Thursday’s championship parade wasn’t so much a celebration for The City as it was an opportunity for Draymond Green to put a year-long revenge plot in motion. He wore a custom “Quickie” shirt, took time to comment on LeBron’s new cut, and gave an interview where he wore shades and admitted he’s “petty.” It was a hell of a day.

Paolo Uggetti nailed it: The Warriors bring “out the best (and worst) of everyone else.” Especially their main foil. LeBron stopped getting swole just long enough on Thursday to take a “that’s what she said” swipe at Draymond’s Quickie shirt. Sure, why not.

Devotees know this is merely the latest episode of Warriors-Cavs: This Time It’s Personal.

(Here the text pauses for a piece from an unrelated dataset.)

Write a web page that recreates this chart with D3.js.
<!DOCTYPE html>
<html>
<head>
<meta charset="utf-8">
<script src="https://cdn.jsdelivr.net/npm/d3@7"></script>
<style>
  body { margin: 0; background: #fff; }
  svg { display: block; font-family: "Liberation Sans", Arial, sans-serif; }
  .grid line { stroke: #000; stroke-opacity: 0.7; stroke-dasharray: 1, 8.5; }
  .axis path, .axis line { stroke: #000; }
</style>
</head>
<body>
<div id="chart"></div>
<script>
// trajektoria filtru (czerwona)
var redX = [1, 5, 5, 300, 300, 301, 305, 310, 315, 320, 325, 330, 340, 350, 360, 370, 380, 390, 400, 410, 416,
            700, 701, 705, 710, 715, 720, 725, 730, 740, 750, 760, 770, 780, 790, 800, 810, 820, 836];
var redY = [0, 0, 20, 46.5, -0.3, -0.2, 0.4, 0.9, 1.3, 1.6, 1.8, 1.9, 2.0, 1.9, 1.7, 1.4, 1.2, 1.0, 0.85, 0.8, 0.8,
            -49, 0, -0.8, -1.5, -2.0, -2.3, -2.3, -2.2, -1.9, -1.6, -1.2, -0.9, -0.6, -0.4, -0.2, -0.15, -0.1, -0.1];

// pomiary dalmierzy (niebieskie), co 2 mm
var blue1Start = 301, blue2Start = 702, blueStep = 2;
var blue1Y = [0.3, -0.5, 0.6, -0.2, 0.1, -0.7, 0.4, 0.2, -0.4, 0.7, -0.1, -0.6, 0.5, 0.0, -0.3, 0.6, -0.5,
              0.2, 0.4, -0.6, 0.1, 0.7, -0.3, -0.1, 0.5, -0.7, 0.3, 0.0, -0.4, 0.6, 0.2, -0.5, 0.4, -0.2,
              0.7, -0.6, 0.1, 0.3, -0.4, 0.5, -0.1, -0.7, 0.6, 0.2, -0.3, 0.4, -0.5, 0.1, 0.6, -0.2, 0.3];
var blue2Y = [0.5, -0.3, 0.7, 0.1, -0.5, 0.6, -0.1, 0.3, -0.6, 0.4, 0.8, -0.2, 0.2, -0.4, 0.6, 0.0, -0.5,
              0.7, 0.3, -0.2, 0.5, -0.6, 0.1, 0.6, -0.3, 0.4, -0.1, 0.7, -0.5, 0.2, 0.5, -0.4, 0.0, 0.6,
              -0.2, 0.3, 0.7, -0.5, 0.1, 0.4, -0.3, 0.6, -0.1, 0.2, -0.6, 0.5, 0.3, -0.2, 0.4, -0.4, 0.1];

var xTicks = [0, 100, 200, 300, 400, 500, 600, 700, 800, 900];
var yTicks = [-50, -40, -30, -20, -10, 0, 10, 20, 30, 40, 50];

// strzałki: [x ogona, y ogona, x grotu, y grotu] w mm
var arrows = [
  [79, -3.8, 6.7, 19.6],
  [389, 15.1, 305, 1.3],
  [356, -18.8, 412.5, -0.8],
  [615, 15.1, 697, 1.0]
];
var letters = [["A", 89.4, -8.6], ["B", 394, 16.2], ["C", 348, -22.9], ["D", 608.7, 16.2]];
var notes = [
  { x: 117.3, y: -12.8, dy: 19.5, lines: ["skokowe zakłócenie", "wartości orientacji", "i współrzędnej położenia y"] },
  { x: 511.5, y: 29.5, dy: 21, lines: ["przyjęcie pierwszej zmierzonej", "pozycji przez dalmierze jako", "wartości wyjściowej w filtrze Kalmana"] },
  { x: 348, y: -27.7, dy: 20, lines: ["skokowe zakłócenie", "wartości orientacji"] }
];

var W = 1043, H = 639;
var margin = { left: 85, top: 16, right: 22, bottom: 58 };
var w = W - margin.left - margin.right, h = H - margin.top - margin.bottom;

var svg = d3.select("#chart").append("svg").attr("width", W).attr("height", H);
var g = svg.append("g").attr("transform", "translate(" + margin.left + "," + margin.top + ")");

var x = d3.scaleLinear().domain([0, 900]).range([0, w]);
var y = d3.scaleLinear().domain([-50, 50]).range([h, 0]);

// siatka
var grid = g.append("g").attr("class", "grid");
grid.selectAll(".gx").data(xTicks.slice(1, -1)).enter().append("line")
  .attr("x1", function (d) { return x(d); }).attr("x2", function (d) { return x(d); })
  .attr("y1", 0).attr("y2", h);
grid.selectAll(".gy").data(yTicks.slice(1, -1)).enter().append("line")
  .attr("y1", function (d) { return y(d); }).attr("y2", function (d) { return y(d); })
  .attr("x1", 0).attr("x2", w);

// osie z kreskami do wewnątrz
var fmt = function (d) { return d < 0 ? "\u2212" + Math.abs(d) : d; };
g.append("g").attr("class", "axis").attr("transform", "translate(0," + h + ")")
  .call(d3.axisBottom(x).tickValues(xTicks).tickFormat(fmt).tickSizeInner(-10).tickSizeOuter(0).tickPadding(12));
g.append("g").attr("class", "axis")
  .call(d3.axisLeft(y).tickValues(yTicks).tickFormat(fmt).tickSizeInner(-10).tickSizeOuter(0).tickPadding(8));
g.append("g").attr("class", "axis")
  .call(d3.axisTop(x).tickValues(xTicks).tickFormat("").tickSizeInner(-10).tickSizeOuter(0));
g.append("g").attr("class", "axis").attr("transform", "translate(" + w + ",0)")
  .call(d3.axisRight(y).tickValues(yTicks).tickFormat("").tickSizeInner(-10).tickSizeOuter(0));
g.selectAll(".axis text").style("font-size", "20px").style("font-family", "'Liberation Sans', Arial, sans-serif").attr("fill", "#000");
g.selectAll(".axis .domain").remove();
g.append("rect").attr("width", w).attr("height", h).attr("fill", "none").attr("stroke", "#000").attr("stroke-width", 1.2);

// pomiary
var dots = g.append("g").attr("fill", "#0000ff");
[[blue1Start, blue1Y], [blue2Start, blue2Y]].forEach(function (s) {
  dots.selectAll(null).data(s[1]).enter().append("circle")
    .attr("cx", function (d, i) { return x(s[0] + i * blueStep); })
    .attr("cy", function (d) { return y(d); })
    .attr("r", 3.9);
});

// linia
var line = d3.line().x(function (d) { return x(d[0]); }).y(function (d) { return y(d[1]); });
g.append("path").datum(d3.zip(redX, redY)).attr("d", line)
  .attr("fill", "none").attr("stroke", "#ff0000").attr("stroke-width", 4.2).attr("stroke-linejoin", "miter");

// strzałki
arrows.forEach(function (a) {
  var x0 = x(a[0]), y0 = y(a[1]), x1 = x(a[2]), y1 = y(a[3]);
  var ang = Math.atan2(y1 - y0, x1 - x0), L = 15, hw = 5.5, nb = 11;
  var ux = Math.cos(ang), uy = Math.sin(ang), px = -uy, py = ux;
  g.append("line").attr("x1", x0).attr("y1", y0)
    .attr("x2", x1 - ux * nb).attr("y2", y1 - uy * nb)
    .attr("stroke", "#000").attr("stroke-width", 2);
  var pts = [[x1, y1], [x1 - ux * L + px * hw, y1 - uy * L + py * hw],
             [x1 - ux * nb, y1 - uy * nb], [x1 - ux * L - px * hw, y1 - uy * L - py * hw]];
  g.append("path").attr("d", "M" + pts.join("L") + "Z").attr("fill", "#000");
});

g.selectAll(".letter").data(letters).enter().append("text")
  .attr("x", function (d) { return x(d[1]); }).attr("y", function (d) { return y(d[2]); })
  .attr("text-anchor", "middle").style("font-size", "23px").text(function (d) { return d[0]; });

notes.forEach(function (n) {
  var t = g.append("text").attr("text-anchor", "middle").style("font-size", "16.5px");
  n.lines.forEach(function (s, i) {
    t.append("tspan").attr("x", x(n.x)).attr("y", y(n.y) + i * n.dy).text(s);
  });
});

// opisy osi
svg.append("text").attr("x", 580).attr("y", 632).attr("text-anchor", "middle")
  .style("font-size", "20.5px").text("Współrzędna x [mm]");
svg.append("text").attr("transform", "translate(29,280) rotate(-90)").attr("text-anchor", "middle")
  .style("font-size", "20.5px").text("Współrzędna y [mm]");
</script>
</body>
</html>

LeBron and the Cavs shot the pilot last year at a Halloween party when they propped a skeleton up on a drum set stamped with “3–1 lead.” There were also festive tombstone cookies with the names of Klay Thompson and Steph Curry on them, made all the more fun by the fact that Klay famously didn’t “get it” in the most Klay way possible. Thompson also called it “not respectful” and “childish.” He must have loved Draymond’s performance.

No one who’s paid attention to any of this thought it would stop there. And it did not stop there. Late Thursday evening, LeBron went on everyone’s favorite player pod, Road Trippin’ With R.J. & Channing. The episode posted early Friday morning. James entered around the 30-minute mark and settled in with a glass of wine. White. Channing Frye initially asked LeBron if he wanted red, which LeBron did, only to realize Frye passed him an empty decanter. (Not unusual for the show.) The conversation quickly turned to Draymond and the Warriors, which bummed out Frye. “If I had scored eight to 12 points I would have been talking the most shit. Don’t let me. … I would have Wikipedia’d this,” he said. “I would have had the internet killing [Draymond]. … But I can’t say shit. This fucking sucks.”

That left it to LeBron. He laughed off the “that’s what she said” line (“Minding my own business,” he replied when the topic came up) and also whether losing to the Dubs really made him shave his hair (“Of course not.”). Toward the end, Cavs sideline reporter and pod cohost Allie Clifton asked LeBron if, as Draymond suggested, he “started the superteam, bro.”

To review: They got in LeBron’s head so much that his head issued a statement about being in their heads. Meta shade is the best shade.

Back and forth. Back and forth. They’re really developing the plot. First the tombstone cookies and the skeleton drummer. Then the Quickie T-shirt/new haircut/superteam/“that’s what she said” clash. Jason Statham will join the franchise next year.

“It’s all good,” James said on the pod about the tête-à-tête with Draymond. (LeBron gave the Warriors full marks and called KD “incredible” more than once.) All good indeed, especially when you consider the universal benefit to the parties involved. LeBron gave his interview to Road Trippin’, which he recently signed to his video and podcast company, Uninterrupted. Green has a pod called Dray Day — which is also part of the Uninterrupted family. The more they all talk about each other, the better it is for business.

That point wasn’t lost on anyone. They finished off the latest Road Trippin’ by toasting LeBron for helping make the show a success, and they sent me the episode in advance for promotional purposes. They know what we all know: The more behind-the-scenes morsels they serve up, the more we happily consume, the more they make out. Unlike the Finals, everyone wins this way.

It doesn’t really matter what percentage of Warriors/Draymond vs. Cavs/LeBron is a work or a shoot or kayfabe or whatever the proper pro-wrestling equivalent here would be. (Where’s the Masked Man when you need him?) Wanting to beat an opponent on the court invites yapping. Can you imagine being that good at something, and beating someone else who’s that good at something, and then having bragging rights for a year? (My God, what a monster I’d be; I recently derailed my buddy Dan’s family barbecue by getting into a tense game of cornhole with him, much to the shame and horror of my wife.) But beyond that, and of much greater importance here, LeBron, Draymond, and the Road Trippin’ gang seem to understand that competition and collaboration can be useful frenemies. If there’s heat, why not harness it and forge something mutually beneficial?